#### [Supplied data]
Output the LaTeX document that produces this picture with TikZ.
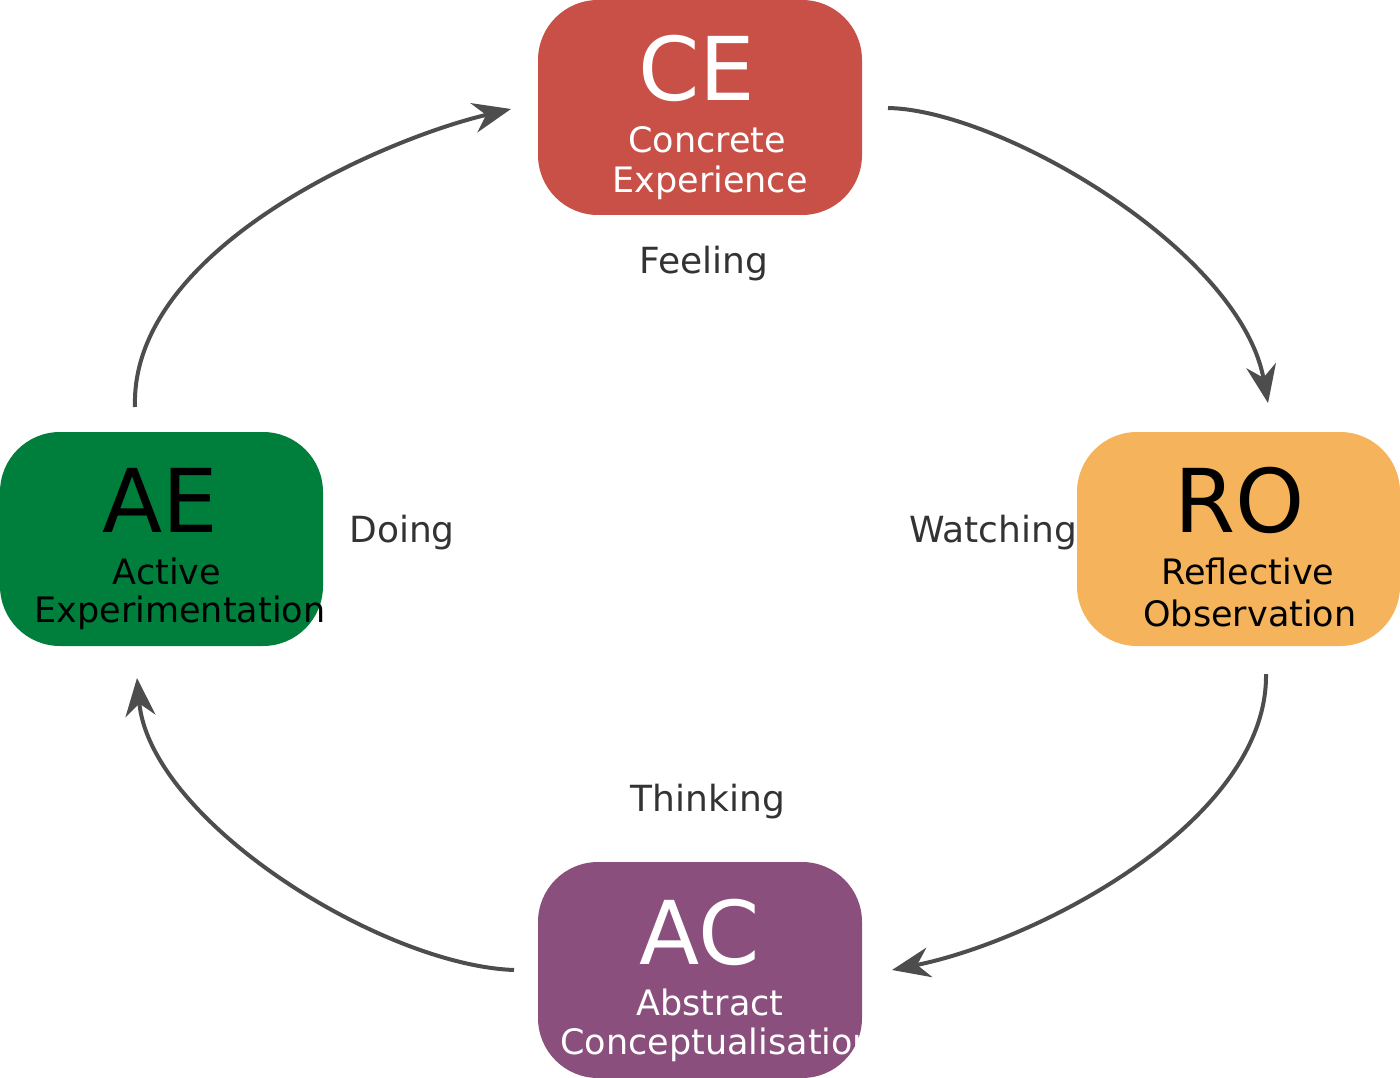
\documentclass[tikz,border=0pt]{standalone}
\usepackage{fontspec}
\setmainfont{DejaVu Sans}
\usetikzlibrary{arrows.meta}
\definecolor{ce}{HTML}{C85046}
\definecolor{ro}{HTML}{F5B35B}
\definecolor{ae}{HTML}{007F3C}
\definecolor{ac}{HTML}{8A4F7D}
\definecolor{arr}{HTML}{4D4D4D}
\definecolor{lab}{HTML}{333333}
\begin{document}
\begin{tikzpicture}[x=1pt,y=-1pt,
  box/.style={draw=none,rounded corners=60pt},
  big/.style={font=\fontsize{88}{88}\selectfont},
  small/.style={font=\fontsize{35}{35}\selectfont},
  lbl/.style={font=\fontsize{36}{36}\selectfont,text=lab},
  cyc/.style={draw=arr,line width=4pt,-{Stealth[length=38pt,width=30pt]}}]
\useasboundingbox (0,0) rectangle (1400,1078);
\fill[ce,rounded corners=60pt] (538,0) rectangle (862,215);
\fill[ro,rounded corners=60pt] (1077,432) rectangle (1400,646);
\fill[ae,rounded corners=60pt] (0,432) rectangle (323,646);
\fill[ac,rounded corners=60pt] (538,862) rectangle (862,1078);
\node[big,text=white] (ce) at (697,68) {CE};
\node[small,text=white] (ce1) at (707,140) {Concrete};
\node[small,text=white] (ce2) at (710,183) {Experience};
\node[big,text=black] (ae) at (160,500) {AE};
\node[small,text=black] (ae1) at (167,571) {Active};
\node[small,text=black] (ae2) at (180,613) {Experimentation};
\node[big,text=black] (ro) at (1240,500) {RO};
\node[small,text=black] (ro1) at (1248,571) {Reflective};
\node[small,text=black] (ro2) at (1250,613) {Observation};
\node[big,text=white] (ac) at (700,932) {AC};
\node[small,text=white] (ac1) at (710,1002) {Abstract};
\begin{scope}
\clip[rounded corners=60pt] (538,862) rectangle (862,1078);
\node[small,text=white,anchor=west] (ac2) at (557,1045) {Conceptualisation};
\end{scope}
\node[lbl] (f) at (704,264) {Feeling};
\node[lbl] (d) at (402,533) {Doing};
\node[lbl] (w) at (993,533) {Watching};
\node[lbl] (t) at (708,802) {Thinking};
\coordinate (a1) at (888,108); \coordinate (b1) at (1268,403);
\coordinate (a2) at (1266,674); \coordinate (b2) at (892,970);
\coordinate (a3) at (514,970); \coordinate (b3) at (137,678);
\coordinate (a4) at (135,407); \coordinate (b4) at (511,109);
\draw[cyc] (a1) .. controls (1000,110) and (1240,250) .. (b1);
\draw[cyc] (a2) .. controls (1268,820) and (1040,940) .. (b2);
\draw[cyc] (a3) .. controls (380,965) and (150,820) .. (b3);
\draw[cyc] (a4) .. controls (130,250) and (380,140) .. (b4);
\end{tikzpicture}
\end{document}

* * *

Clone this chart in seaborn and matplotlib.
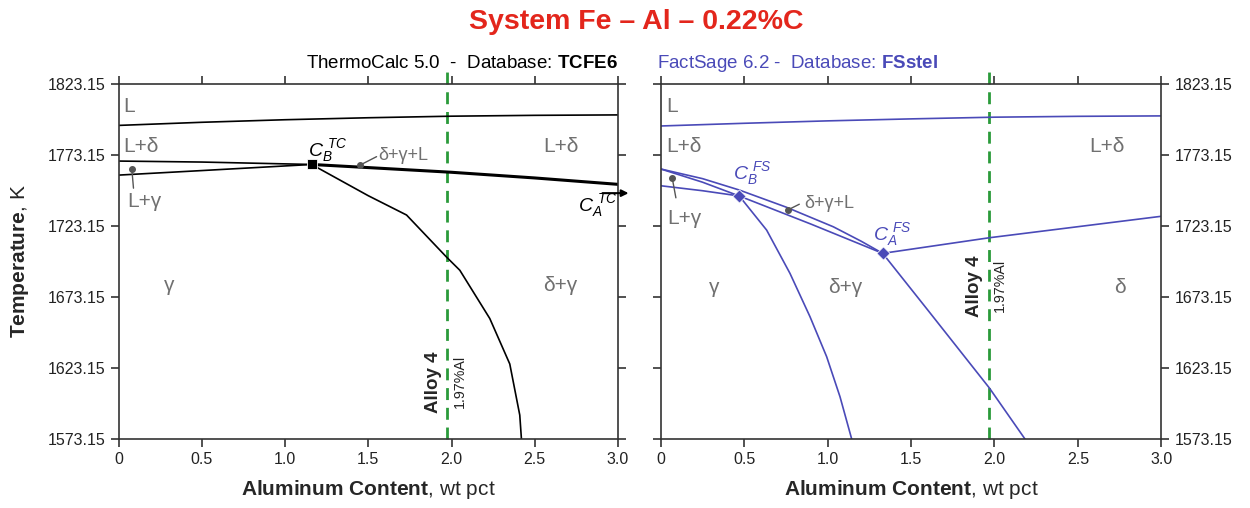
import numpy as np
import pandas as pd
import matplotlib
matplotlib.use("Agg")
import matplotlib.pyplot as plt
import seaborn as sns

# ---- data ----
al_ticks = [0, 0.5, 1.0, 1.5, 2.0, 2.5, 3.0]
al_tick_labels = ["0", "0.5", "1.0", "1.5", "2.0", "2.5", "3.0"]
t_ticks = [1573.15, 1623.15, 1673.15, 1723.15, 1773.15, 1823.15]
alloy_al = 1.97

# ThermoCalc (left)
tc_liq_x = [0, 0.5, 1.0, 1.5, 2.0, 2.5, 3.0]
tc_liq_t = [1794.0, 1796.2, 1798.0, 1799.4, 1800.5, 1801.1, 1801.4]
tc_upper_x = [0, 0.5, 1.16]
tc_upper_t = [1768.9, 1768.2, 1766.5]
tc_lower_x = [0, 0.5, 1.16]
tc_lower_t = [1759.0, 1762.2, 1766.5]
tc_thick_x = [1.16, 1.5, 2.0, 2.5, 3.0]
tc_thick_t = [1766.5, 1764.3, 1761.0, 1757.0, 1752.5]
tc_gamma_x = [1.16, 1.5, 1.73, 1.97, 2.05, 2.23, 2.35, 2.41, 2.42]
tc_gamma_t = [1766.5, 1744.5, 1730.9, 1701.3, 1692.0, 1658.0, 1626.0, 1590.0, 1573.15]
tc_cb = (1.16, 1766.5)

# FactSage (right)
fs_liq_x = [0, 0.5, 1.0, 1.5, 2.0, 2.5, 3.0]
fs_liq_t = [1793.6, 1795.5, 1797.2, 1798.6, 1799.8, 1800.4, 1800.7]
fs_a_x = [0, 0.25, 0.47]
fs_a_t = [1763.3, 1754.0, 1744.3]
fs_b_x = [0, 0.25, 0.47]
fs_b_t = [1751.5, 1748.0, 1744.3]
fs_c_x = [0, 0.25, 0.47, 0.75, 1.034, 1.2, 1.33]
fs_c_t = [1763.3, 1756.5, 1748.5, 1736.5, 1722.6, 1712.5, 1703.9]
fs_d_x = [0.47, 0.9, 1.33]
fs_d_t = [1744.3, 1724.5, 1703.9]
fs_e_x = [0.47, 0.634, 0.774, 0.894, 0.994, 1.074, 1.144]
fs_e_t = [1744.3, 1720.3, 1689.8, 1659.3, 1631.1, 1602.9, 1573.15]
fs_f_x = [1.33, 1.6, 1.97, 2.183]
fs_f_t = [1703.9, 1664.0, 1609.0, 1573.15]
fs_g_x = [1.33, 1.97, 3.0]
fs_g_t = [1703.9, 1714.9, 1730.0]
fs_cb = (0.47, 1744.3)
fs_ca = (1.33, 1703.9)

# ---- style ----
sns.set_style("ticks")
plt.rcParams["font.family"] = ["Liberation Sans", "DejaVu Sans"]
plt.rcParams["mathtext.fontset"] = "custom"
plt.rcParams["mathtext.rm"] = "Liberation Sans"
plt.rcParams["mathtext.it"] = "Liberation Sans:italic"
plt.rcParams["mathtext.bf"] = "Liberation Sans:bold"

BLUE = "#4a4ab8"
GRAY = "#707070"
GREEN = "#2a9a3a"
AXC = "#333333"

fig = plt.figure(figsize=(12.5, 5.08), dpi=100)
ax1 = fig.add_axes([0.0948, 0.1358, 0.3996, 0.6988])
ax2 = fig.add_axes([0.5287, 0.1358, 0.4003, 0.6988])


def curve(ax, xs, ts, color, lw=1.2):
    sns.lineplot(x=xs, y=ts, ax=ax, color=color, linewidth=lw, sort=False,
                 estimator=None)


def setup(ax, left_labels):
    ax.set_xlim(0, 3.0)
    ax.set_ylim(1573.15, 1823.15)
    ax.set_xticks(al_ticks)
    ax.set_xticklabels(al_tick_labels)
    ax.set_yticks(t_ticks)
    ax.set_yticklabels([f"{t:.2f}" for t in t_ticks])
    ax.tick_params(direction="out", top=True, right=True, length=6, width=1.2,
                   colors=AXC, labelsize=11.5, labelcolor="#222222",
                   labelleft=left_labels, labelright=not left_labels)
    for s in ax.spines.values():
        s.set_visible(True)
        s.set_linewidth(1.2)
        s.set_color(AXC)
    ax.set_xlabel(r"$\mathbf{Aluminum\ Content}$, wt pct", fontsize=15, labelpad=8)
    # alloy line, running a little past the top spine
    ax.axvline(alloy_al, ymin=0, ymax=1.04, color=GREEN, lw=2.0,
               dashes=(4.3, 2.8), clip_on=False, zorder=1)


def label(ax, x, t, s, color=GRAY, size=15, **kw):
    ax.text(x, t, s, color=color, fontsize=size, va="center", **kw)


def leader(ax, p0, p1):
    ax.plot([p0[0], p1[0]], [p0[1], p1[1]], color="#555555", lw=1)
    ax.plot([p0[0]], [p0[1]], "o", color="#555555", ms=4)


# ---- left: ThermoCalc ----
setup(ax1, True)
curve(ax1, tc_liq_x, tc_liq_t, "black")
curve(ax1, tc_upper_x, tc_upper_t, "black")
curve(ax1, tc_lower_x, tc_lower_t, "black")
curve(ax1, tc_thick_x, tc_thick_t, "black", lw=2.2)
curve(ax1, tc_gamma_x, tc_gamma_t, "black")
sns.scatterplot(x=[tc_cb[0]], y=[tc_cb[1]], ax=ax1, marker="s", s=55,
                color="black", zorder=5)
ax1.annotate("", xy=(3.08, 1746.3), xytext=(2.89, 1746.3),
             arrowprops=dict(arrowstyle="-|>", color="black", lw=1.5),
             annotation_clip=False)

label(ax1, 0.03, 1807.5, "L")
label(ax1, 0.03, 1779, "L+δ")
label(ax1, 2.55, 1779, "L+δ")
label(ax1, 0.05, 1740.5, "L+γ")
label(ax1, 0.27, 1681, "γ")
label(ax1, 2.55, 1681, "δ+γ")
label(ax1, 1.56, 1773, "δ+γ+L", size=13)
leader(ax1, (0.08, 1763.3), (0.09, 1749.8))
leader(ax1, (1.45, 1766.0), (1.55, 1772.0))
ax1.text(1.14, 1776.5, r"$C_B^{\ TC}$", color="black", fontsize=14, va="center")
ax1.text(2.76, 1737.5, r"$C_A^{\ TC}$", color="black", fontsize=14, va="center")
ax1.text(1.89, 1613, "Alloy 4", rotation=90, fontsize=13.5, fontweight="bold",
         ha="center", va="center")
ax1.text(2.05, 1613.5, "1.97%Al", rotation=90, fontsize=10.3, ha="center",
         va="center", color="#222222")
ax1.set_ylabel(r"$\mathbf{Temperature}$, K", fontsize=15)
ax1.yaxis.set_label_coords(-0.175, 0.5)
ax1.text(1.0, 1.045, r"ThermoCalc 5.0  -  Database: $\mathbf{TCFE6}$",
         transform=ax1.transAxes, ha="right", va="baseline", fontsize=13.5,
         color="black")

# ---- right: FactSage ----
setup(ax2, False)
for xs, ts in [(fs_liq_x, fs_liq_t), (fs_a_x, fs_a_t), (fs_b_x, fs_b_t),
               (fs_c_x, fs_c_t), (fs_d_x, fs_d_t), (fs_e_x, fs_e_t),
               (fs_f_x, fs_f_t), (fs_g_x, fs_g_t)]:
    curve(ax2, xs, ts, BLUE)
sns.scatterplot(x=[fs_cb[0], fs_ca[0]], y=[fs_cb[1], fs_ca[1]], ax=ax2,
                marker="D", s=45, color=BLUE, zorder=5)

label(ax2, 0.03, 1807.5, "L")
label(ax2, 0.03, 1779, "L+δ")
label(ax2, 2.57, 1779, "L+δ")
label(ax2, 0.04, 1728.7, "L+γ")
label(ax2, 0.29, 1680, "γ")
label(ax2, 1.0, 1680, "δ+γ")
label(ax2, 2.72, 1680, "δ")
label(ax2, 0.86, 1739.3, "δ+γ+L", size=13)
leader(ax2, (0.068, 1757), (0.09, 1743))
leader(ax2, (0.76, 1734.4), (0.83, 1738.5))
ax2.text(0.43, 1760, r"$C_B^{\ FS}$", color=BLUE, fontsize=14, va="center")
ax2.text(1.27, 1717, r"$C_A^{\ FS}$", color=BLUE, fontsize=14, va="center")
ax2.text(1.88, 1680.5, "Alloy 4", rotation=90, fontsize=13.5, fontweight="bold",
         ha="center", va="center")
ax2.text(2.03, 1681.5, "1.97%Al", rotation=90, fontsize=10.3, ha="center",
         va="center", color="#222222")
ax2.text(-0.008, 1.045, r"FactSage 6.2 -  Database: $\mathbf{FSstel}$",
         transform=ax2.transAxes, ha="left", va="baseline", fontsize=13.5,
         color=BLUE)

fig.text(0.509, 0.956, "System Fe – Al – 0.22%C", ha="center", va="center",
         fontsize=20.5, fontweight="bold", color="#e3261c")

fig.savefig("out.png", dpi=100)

--

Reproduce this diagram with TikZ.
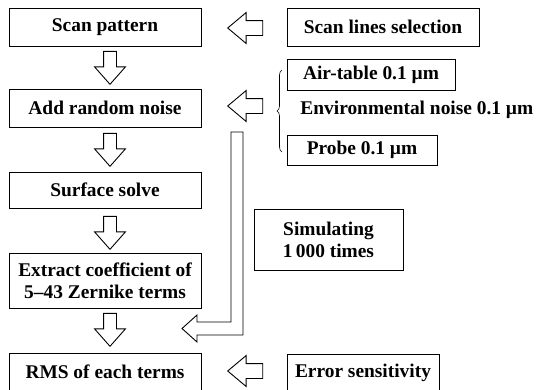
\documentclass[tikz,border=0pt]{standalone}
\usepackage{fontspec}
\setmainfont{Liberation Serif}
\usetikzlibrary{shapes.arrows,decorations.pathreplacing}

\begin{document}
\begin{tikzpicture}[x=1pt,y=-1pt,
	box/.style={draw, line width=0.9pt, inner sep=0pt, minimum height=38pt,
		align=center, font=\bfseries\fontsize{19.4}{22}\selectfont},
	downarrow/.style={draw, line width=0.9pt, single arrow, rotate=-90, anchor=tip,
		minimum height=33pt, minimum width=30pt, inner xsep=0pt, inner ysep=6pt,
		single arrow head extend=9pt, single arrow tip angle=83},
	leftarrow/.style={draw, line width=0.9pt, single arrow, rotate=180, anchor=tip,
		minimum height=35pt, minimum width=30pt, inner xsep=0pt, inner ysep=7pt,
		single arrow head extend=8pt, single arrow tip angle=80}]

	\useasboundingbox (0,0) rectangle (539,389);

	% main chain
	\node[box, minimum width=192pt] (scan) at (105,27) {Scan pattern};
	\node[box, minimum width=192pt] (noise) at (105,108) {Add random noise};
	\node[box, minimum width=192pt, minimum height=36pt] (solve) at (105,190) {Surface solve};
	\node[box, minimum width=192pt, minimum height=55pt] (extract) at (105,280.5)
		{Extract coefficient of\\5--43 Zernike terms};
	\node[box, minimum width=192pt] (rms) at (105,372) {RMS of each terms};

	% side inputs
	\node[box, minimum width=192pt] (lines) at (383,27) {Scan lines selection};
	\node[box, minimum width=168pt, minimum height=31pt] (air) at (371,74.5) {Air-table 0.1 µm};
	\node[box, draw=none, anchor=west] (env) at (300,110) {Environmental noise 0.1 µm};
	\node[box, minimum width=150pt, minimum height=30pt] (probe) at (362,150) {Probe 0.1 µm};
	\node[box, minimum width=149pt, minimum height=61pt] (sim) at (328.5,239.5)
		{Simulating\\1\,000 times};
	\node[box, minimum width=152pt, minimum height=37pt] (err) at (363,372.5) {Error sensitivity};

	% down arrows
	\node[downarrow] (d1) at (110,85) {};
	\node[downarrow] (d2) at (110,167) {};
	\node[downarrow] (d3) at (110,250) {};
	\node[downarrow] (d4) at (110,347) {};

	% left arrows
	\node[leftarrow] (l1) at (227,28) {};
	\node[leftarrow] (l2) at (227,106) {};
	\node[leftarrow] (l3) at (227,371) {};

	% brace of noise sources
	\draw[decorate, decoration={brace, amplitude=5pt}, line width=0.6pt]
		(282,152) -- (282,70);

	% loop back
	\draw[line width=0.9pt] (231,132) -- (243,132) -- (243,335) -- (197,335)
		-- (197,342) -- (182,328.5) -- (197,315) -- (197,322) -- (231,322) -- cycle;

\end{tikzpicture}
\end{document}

#### [What needs to be done]
Word for word, repeat the lines above from the one with "Clone this chart in seaborn and matplotlib." through the one with "alloy_al = 1.97", and nothing beyond them. Omit the pictures.

#### [Full solution]
Clone this chart in seaborn and matplotlib.
import numpy as np
import pandas as pd
import matplotlib
matplotlib.use("Agg")
import matplotlib.pyplot as plt
import seaborn as sns

# ---- data ----
al_ticks = [0, 0.5, 1.0, 1.5, 2.0, 2.5, 3.0]
al_tick_labels = ["0", "0.5", "1.0", "1.5", "2.0", "2.5", "3.0"]
t_ticks = [1573.15, 1623.15, 1673.15, 1723.15, 1773.15, 1823.15]
alloy_al = 1.97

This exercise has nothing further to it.